● Problem: Take every line from the first down to the line with "plt.rcParams['axes.linewidth'] = 1.3" and set it down exactly, without the pictures.

-- BEGIN Recorded information --

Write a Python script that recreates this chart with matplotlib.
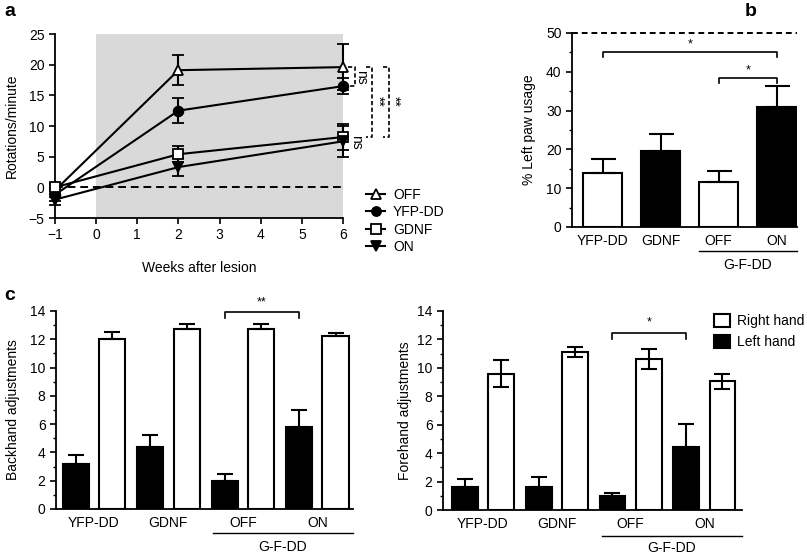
import numpy as np
import matplotlib
matplotlib.use("Agg")
import matplotlib.pyplot as plt
from matplotlib.lines import Line2D

plt.rcParams['font.family'] = ['Liberation Sans', 'DejaVu Sans']
plt.rcParams['font.size'] = 10
plt.rcParams['axes.linewidth'] = 1.3

# ---------- panel a data ----------
weeks = [-1, 2, 6]
a_series = ["OFF", "YFP-DD", "GDNF", "ON"]
a_off = [-0.5, 19.1, 19.6]
a_off_err = [1.0, 2.4, 3.7]
a_yfp = [-1.2, 12.5, 16.5]
a_yfp_err = [1.0, 2.0, 1.3]
a_gdnf = [0.0, 5.4, 8.2]
a_gdnf_err = [0.6, 1.3, 2.1]
a_on = [-2.0, 3.3, 7.5]
a_on_err = [0.9, 1.5, 2.5]

# ---------- panel b data ----------
b_groups = ["YFP-DD", "GDNF", "OFF", "ON"]
b_vals = [14.0, 19.7, 11.7, 31.0]
b_err = [3.5, 4.2, 2.7, 5.3]
b_fill = ["white", "black", "white", "black"]

# ---------- panel c data ----------
c_groups = ["YFP-DD", "GDNF", "OFF", "ON"]
back_left = [3.2, 4.4, 2.0, 5.8]
back_left_err = [0.6, 0.85, 0.5, 1.2]
back_right = [12.0, 12.7, 12.75, 12.2]
back_right_err = [0.5, 0.35, 0.35, 0.25]
fore_left = [1.65, 1.65, 1.0, 4.45]
fore_left_err = [0.5, 0.7, 0.2, 1.6]
fore_right = [9.6, 11.1, 10.6, 9.05]
fore_right_err = [0.95, 0.35, 0.7, 0.55]

W, H = 807, 555
fig = plt.figure(figsize=(W / 100, H / 100), dpi=100)


def px_axes(l, t, r, b):
    return fig.add_axes([l / W, 1 - b / H, (r - l) / W, (b - t) / H])


def style(ax):
    for s in ["top", "right"]:
        ax.spines[s].set_visible(False)
    ax.tick_params(direction="out", length=4, width=1.2, labelsize=10)
    ax.tick_params(which="minor", direction="out", length=2.5, width=1.0)


# ================= panel a =================
ax = px_axes(55, 34, 343, 218)
style(ax)
ax.axvspan(0, 6, color="#d9d9d9", lw=0, zorder=0)
ax.axhline(0, color="black", ls="--", lw=1.4, dashes=(4, 2.5), zorder=1)
specs = [("^", "white", a_off, a_off_err),
         ("o", "black", a_yfp, a_yfp_err),
         ("s", "white", a_gdnf, a_gdnf_err),
         ("v", "black", a_on, a_on_err)]
handles = []
for name, (m, fc, v, e) in zip(a_series, specs):
    ax.errorbar(weeks, v, yerr=e, color="black", lw=1.5, marker=m, ms=7,
                mfc=fc, mec="black", mew=1.3, capsize=4, capthick=1.5,
                elinewidth=1.5, clip_on=False, zorder=3)
    handles.append(Line2D([], [], color="black", lw=1.5, marker=m, ms=6.5,
                          mfc=fc, mec="black", mew=1.3, label=name))
ax.set_xlim(-1, 6)
ax.set_ylim(-5, 25)
ax.set_xticks(range(-1, 7))
ax.set_xticklabels(["\u22121"] + [str(i) for i in range(0, 7)])
ax.set_yticks(range(-5, 26, 5))
ax.set_yticklabels(["\u22125"] + [str(i) for i in range(0, 26, 5)])
ax.set_xlabel("Weeks after lesion")
ax.set_ylabel("Rotations/minute")
ax.xaxis.set_label_coords(0.5, -0.235)
ax.yaxis.set_label_coords(-0.125, 0.5)

# significance brackets at week 6
def vbracket(ax, x0, x1, y0, y1):
    ax.plot([x0, x1, x1, x0], [y0, y0, y1, y1], color="black", lw=1.2,
            ls="--", dashes=(2.5, 1.5), clip_on=False)

vbracket(ax, 6.12, 6.29, 19.6, 16.5)
ax.text(6.43, 18.0, "ns", rotation=-90, ha="center", va="center", fontsize=10)
vbracket(ax, 6.56, 6.71, 19.6, 8.2)
ax.text(6.84, 14.0, "**", rotation=-90, ha="center", va="center", fontsize=10)
vbracket(ax, 6.98, 7.13, 19.6, 8.2)
ax.text(7.25, 14.0, "**", rotation=-90, ha="center", va="center", fontsize=10)
ax.text(6.31, 7.4, "ns", rotation=-90, ha="center", va="center", fontsize=10)

ax.legend(handles=handles, loc="upper left", bbox_to_anchor=(1.08, 0.165),
          frameon=False, handlelength=1.4, handletextpad=0.55, labelspacing=0.25,
          borderpad=0, borderaxespad=0, fontsize=10)

fig.text(4 / W, 1 - 12 / H, "a", fontsize=14, fontweight="bold", va="center")

# ================= panel b =================
ax = px_axes(572, 33, 797, 227)
style(ax)
xb = np.arange(len(b_groups))
ax.bar(xb, b_vals, width=0.67, color=b_fill, edgecolor="black", lw=1.5,
       yerr=[np.zeros(len(b_err)), b_err], capsize=9,
       error_kw=dict(elinewidth=1.5, capthick=1.5), zorder=2)
ax.axhline(50, color="black", ls="--", lw=1.4, dashes=(3, 2), clip_on=False)
ax.set_xlim(-0.53, 3.35)
ax.set_ylim(0, 50)
ax.set_yticks(range(0, 51, 10))
ax.set_yticks(range(5, 50, 10), minor=True)
ax.set_xticks(xb)
ax.set_xticklabels(b_groups)
ax.tick_params(axis="x", length=0, pad=5)
ax.set_ylabel("% Left paw usage")
ax.yaxis.set_label_coords(-0.16, 0.5)

def hbracket(ax, x0, x1, y, drop, label, dy):
    ax.plot([x0, x0, x1, x1], [y - drop, y, y, y - drop], color="black",
            lw=1.2, clip_on=False)
    ax.text((x0 + x1) / 2, y + dy, label, ha="center", va="center", fontsize=9)

hbracket(ax, 0, 3, 45.2, 1.5, "*", 1.8)
hbracket(ax, 2, 3, 38.5, 1.4, "*", 1.8)
ax.plot([1.665, 3.35], [-0.122, -0.122], color="black", lw=1.0,
        transform=ax.get_xaxis_transform(), clip_on=False)
ax.text(2.5, -0.195, "G-F-DD", transform=ax.get_xaxis_transform(),
        ha="center", va="center", fontsize=10)

fig.text(745 / W, 1 - 12 / H, "b", fontsize=14, fontweight="bold", va="center")

# ================= panel c =================
def c_panel(ax, left, left_err, right, right_err, right_two_sided, ylab):
    style(ax)
    x = np.arange(len(c_groups))
    off = 0.245
    n = len(c_groups)
    ax.bar(x - off, left, width=0.35, color="black", edgecolor="black", lw=1.5,
           yerr=[np.zeros(n), left_err], capsize=6,
           error_kw=dict(elinewidth=1.5, capthick=1.5), label="Left hand", zorder=2)
    rerr = [right_err, right_err] if right_two_sided else [np.zeros(n), right_err]
    ax.bar(x + off, right, width=0.35, color="white", edgecolor="black", lw=1.5,
           yerr=rerr, capsize=6,
           error_kw=dict(elinewidth=1.5, capthick=1.5), label="Right hand", zorder=2)
    ax.set_ylim(0, 14)
    ax.set_yticks(range(0, 15, 2))
    ax.set_yticks(range(1, 14, 2), minor=True)
    ax.set_xticks(x)
    ax.set_xticklabels(c_groups)
    ax.tick_params(axis="x", length=0, pad=5)
    ax.set_ylabel(ylab)
    return x, off


ax = px_axes(56, 311, 353, 509)
x, off = c_panel(ax, back_left, back_left_err, back_right, back_right_err,
                 False, "Backhand adjustments")
ax.set_xlim(-0.51, 3.48)
ax.yaxis.set_label_coords(-0.12, 0.5)
hbracket(ax, 2 - off, 3 - off, 13.95, 0.45, "**", 0.65)
ax.plot([1.6, 3.48], [-0.121, -0.121], color="black", lw=1.0,
        transform=ax.get_xaxis_transform(), clip_on=False)
ax.text(2.54, -0.19, "G-F-DD", transform=ax.get_xaxis_transform(),
        ha="center", va="center", fontsize=10)

fig.text(4 / W, 1 - 295 / H, "c", fontsize=14, fontweight="bold", va="center")

ax = px_axes(443, 311, 742, 510)
x, off = c_panel(ax, fore_left, fore_left_err, fore_right, fore_right_err,
                 True, "Forehand adjustments")
ax.set_xlim(-0.54, 3.51)
ax.yaxis.set_label_coords(-0.104, 0.5)
hbracket(ax, 2 - off, 3 - off, 12.45, 0.45, "*", 0.75)
ax.plot([1.62, 3.51], [-0.13, -0.13], color="black", lw=1.0,
        transform=ax.get_xaxis_transform(), clip_on=False)
ax.text(2.55, -0.19, "G-F-DD", transform=ax.get_xaxis_transform(),
        ha="center", va="center", fontsize=10)
h, lab = ax.get_legend_handles_labels()
ax.legend(h[::-1], lab[::-1], loc="upper left", bbox_to_anchor=(0.905, 0.985),
          frameon=False, handlelength=1.2, handleheight=1.1, handletextpad=0.5,
          labelspacing=0.45, borderpad=0, borderaxespad=0, fontsize=10)

fig.savefig("out.png", dpi=100)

-- END Recorded information --

● Output of the exercise:
Write a Python script that recreates this chart with matplotlib.
import numpy as np
import matplotlib
matplotlib.use("Agg")
import matplotlib.pyplot as plt
from matplotlib.lines import Line2D

plt.rcParams['font.family'] = ['Liberation Sans', 'DejaVu Sans']
plt.rcParams['font.size'] = 10
plt.rcParams['axes.linewidth'] = 1.3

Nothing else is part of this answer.